Firms that focus on issues that have the biggest impact on society will be rewarded by investors and consumers, leading in turn to lower financing costs or better cash flow. The most successful companies will be those that change systems to facilitate the transformation. For example, by tracking non-financial data, such as CO2 emissions, and using external auditing firms to increase confidence in the reporting or linking bonuses to sustainability goals.

CHAPTER 6: Climate change and Decarbonization
HEC Paris

In a market economy, businesses play a key role in reducing economy-wide carbon emissions. Pressure from consumers and regulators provide financial incentives for businesses to lower carbon emissions across their corporate value chains. The purpose of this chapter is to illustrate how market forces—the interplay of the firm, the consumers, and the regulator—drive product design and the overall carbon emissions of an organization. Effective decarbonization strategies typically follow the three-step process “measure, reduce, compensate” to achieve net-zero carbon emissions. Measuring carbon footprints is key for businesses to understand the nature and scale of their climate impact. Reducing emissions is governed by standard cost-benefit analysis. Compensating emissions amounts to offsetting the corporate carbon footprint by reducing, avoiding, or sequestering carbon emissions elsewhere. Understanding these steps is crucial to develop effective decarbonization strategies and successfully manage climate risk.

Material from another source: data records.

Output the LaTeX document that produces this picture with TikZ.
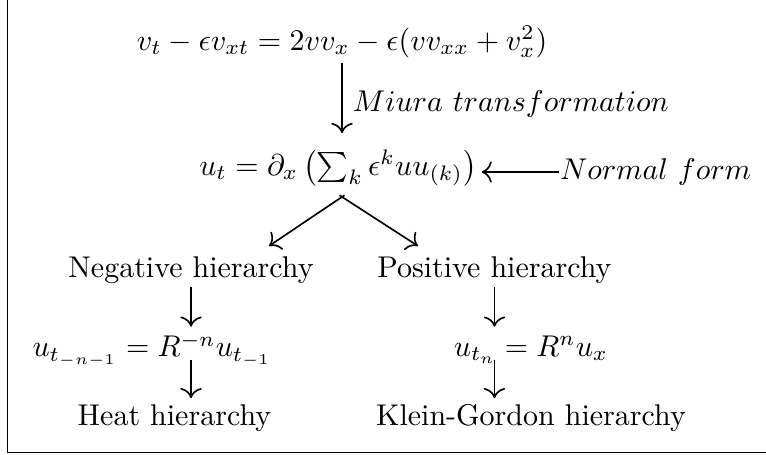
\documentclass[tikz,border=0pt]{standalone}
\usepackage{amsmath,amssymb}
\usetikzlibrary{calc,cd}

\begin{document}
\begin{tikzpicture}[>=cm to, line width=0.55pt]

\useasboundingbox (0,0) rectangle (8.974,5.330);
% frame: only the left and bottom edges are in view
\draw (0.088,5.330) -- (0.088,0.030) -- (8.974,0.030);

%---------------- top: equation and its normal form -----------------
\node (veq) at (4.007,4.838) {$v_t - \epsilon v_{xt} = 2vv_x - \epsilon(vv_{xx} + v_x^2)$};
\node (ueq) at (3.960,3.362) {$u_t = \partial_x\left(\sum_k \epsilon^k u u_{(k)}\right)$};
\draw[->, shorten <=-2pt, shorten >=2pt] (veq.south) -- (veq.south |- ueq.north)
      node[midway, right] {$Miura\ transformation$};
\node[anchor=east, inner sep=0pt] (normal) at (8.810,3.315) {$Normal\ form$};
\draw[->, shorten >=-2pt] (normal.west) -- (ueq.east |- normal.west);

%---------------- split into the two hierarchies -----------------
\coordinate (negtip) at (3.151,2.448);
\coordinate (postip) at (4.897,2.448);
\draw[->, shorten <=-1pt] (veq.south |- ueq.south) -- (negtip);
\draw[->, shorten <=-1pt] (veq.south |- ueq.south) -- (postip);

\node (neg) at (2.238,2.167) {Negative hierarchy};
\node (pos) at (5.793,2.167) {Positive hierarchy};

% negative side
\node (negeq) at (1.781,1.230) {$u_{t_{-n-1}} = R^{-n}u_{t_{-1}}$};
\node (heat) at (2.044,0.433) {Heat hierarchy};
\draw[->, shorten <=-2.5pt, shorten >=-1.5pt] (neg.south) -- (neg.south |- negeq.north);
\draw[->, shorten <=-6pt, shorten >=-1.5pt] (neg.south |- negeq.south) -- (neg.south |- heat.north);

% positive side
\node (poseq) at (6.221,1.230) {$u_{t_n} = R^n u_x$};
\node (kg) at (6.221,0.433) {Klein-Gordon hierarchy};
\draw[->, shorten <=-2.5pt, shorten >=-1.5pt] (pos.south) -- (pos.south |- negeq.north);
\draw[->, shorten <=-6pt, shorten >=-1.5pt] (pos.south |- negeq.south) -- (pos.south |- heat.north);

\end{tikzpicture}
\end{document}
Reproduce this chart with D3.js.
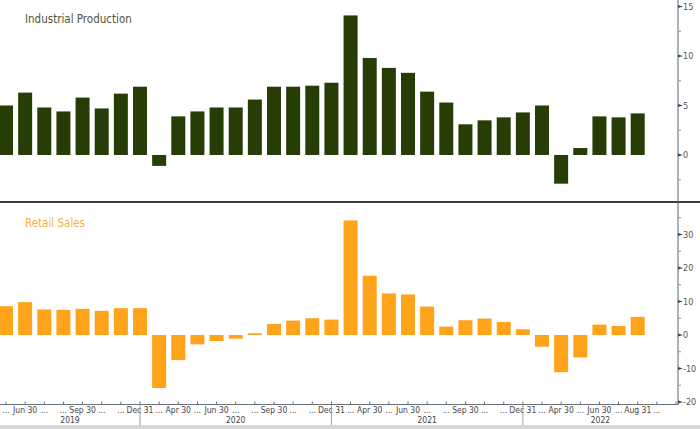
<!DOCTYPE html>
<html>
<head>
<meta charset="utf-8">
<script src="https://cdn.jsdelivr.net/npm/d3@7"></script>
<style>
  body { margin: 0; background: #fff; }
  svg { display: block; font-family: "DejaVu Sans Condensed", "Liberation Sans", sans-serif; }
</style>
</head>
<body>
<div id="chart"></div>
<script>
let width = 700,
height = 429,
axisX = 678;

// one slot per monthly release (Jan/Feb are skipped), plus one empty slot at the end
let periods = ["2019-05","2019-06","2019-07","2019-08","2019-09","2019-10","2019-11","2019-12",
  "2020-03","2020-04","2020-05","2020-06","2020-07","2020-08","2020-09","2020-10","2020-11","2020-12",
  "2021-03","2021-04","2021-05","2021-06","2021-07","2021-08","2021-09","2021-10","2021-11","2021-12",
  "2022-03","2022-04","2022-05","2022-06","2022-07","2022-08"];

let indProd = [5.0, 6.3, 4.8, 4.4, 5.8, 4.7, 6.2, 6.9,
  -1.1, 3.9, 4.4, 4.8, 4.8, 5.6, 6.9, 6.9, 7.0, 7.3,
  14.1, 9.8, 8.8, 8.3, 6.4, 5.3, 3.1, 3.5, 3.8, 4.3,
  5.0, -2.9, 0.7, 3.9, 3.8, 4.2];

let retail = [8.6, 9.8, 7.6, 7.5, 7.8, 7.2, 8.0, 8.0,
  -15.8, -7.5, -2.8, -1.8, -1.1, 0.5, 3.3, 4.3, 5.0, 4.6,
  34.2, 17.7, 12.4, 12.1, 8.5, 2.5, 4.4, 4.9, 3.9, 1.7,
  -3.5, -11.1, -6.7, 3.1, 2.7, 5.4];

let tickLabels = ["...","Jun 30","...","...","Sep 30","...","...","Dec 31",
  "...","Apr 30","...","Jun 30","...","...","Sep 30","...","...","Dec 31",
  "...","Apr 30","...","Jun 30","...","...","Sep 30","...","...","Dec 31",
  "...","Apr 30","...","Jun 30","...","Aug 31","..."];

let years = ["2019", "2020", "2021", "2022"];
let yearEnds = [7, 17, 27]; // slot index of each Dec 31

let topTicks = [15, 10, 5, 0];
let topMinor = [12.5, 7.5, 2.5, -2.5];
let botTicks = [30, 20, 10, 0, -10, -20];
let botMinor = [35, 25, 15, 5, -5, -15];

let svg = d3.select("#chart")
    .append("svg")
    .attr("width", width)
    .attr("height", height);

// x: slot index -> bar centre
let x = d3.scaleLinear()
    .domain([0, 35])
    .range([6, 676]);
let barW = 14;

// two panels sharing the x axis
let yTop = d3.scaleLinear()
    .domain([-4.65, 15.66])
    .range([201, 0]);
let yBot = d3.scaleLinear()
    .domain([-20.6, 39.4])
    .range([404, 203]);

let plot = svg.append("g");
plot.append("clipPath").attr("id", "clip")
  .append("rect").attr("x", 0).attr("y", 0).attr("width", axisX).attr("height", 405);

//industrial production bars
plot.append("g").attr("clip-path", "url(#clip)")
  .selectAll("rect")
  .data(indProd)
  .enter()
  .append("rect")
  .attr("x", (d, i) => x(i) - barW / 2)
  .attr("width", barW)
  .attr("y", d => yTop(Math.max(0, d)))
  .attr("height", d => Math.abs(yTop(d) - yTop(0)))
  .style("fill", "#263d05");

//retail sales bars
plot.append("g").attr("clip-path", "url(#clip)")
  .selectAll("rect")
  .data(retail)
  .enter()
  .append("rect")
  .attr("x", (d, i) => x(i) - barW / 2)
  .attr("width", barW)
  .attr("y", d => yBot(Math.max(0, d)))
  .attr("height", d => Math.abs(yBot(d) - yBot(0)))
  .style("fill", "#ffa31a");

// titles
svg.append("text")
  .attr("x", 25).attr("y", 23)
  .style("font-size", "11.5px")
  .style("fill", "#4a5637")
  .text("Industrial Production");
svg.append("text")
  .attr("x", 25).attr("y", 227)
  .style("font-size", "11.5px")
  .style("fill", "#f7b048")
  .text("Retail Sales");

// panel separator
svg.append("line")
  .attr("x1", 0).attr("x2", width)
  .attr("y1", 202).attr("y2", 202)
  .style("stroke", "#3a3a3a")
  .style("stroke-width", 2.2);

// right y axis line
svg.append("line")
  .attr("x1", axisX).attr("x2", axisX)
  .attr("y1", 0).attr("y2", 405)
  .style("stroke", "#5a6570")
  .style("stroke-width", 1);

function yAxis(scale, major, minor) {
  let g = svg.append("g");
  g.selectAll(".maj")
    .data(major)
    .enter()
    .append("path")
    .attr("d", d => "M" + axisX + "," + (scale(d) - 1.5) + "L" + (axisX + 5) + "," + scale(d) + "L" + axisX + "," + (scale(d) + 1.5) + "Z")
    .style("fill", "#3d4650");
  g.selectAll(".mn")
    .data(minor)
    .enter()
    .append("line")
    .attr("x1", axisX).attr("x2", axisX + 3)
    .attr("y1", d => scale(d)).attr("y2", d => scale(d))
    .style("stroke", "#8a949c");
  g.selectAll("text")
    .data(major)
    .enter()
    .append("text")
    .attr("x", axisX + 5)
    .attr("y", d => scale(d) + 3.3)
    .style("font-size", "9px")
    .style("fill", "#555")
    .text(d => d < 0 ? "-" + Math.abs(d) : d);
}
yAxis(yTop, topTicks, topMinor);
yAxis(yBot, botTicks, botMinor);

// x axis
svg.append("line")
  .attr("x1", 0).attr("x2", axisX)
  .attr("y1", 404.5).attr("y2", 404.5)
  .style("stroke", "#6a737a");

svg.selectAll(".xtick")
  .data(d3.range(36))
  .enter()
  .append("line")
  .attr("x1", d => x(d)).attr("x2", d => x(d))
  .attr("y1", 401.5).attr("y2", 404.5)
  .style("stroke", "#6a737a");

svg.selectAll(".xlab")
  .data(tickLabels)
  .enter()
  .append("text")
  .attr("x", (d, i) => x(i))
  .attr("y", 413)
  .attr("text-anchor", "middle")
  .style("font-size", "8.5px")
  .style("fill", "#444")
  .text(d => d);

// year bands
let bounds = [0].concat(yearEnds.map(i => x(i))).concat([axisX]);
svg.selectAll(".ysep")
  .data(yearEnds)
  .enter()
  .append("line")
  .attr("x1", d => x(d)).attr("x2", d => x(d))
  .attr("y1", 405).attr("y2", 425)
  .style("stroke", "#9aa0a5");

svg.selectAll(".year")
  .data(years)
  .enter()
  .append("text")
  .attr("x", (d, i) => (bounds[i] + bounds[i + 1]) / 2)
  .attr("y", 423)
  .attr("text-anchor", "middle")
  .style("font-size", "8.5px")
  .style("fill", "#444")
  .text(d => d);

// bottom grey strip
svg.append("rect")
  .attr("x", 0).attr("y", 425)
  .attr("width", width).attr("height", 4)
  .style("fill", "#d6d6d6");
</script>
</body>
</html>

CHAPTER 7: Climate change and Risk Management
Oxford Saïd Business School

Climate change is not only a risk to humanity, but also an important risk to businesses in the short, medium, and long term. Executives—from CEOs to Risk Managers—are required to assess the transition and physical risks, consider alternative scenarios for how these risks might evolve, and to set strategies for risk mitigation. While climate risk historically sat outside the remit of risk managers, it is becoming a central part of their roles. As firms consider Green Energy Transitions (GET), what do risk managers, and executives who work with them, need to know? What organisational approaches might lead to effective enterprise-wide approaches to climate risk?

CHAPTER 8: Climate change and Enterprise Value
London Business School (LBS)

Big change is coming in the field of environmental, social and governance (ESG) reporting, with special reference to climate reporting. Until now, corporate sustainability reporting has been limited by a complete lack of common standards across the world, even within single jurisdictions. This has made difficult, if not impossible, the making of ESG comparisons from one company to another.

This is now set to change. After extensive consultation, the International Financial Reporting Standards (IFRS) Foundation, a non-profit body that promotes accounting standards, has put in train the establishment of a global set of ESG reporting criteria. This will have a profound effect on the value of individual firms as capital markets increasingly take account of such reporting and in light of this, business leaders need to think deeply about where their businesses sit in relation to climate and to ESG factors more generally.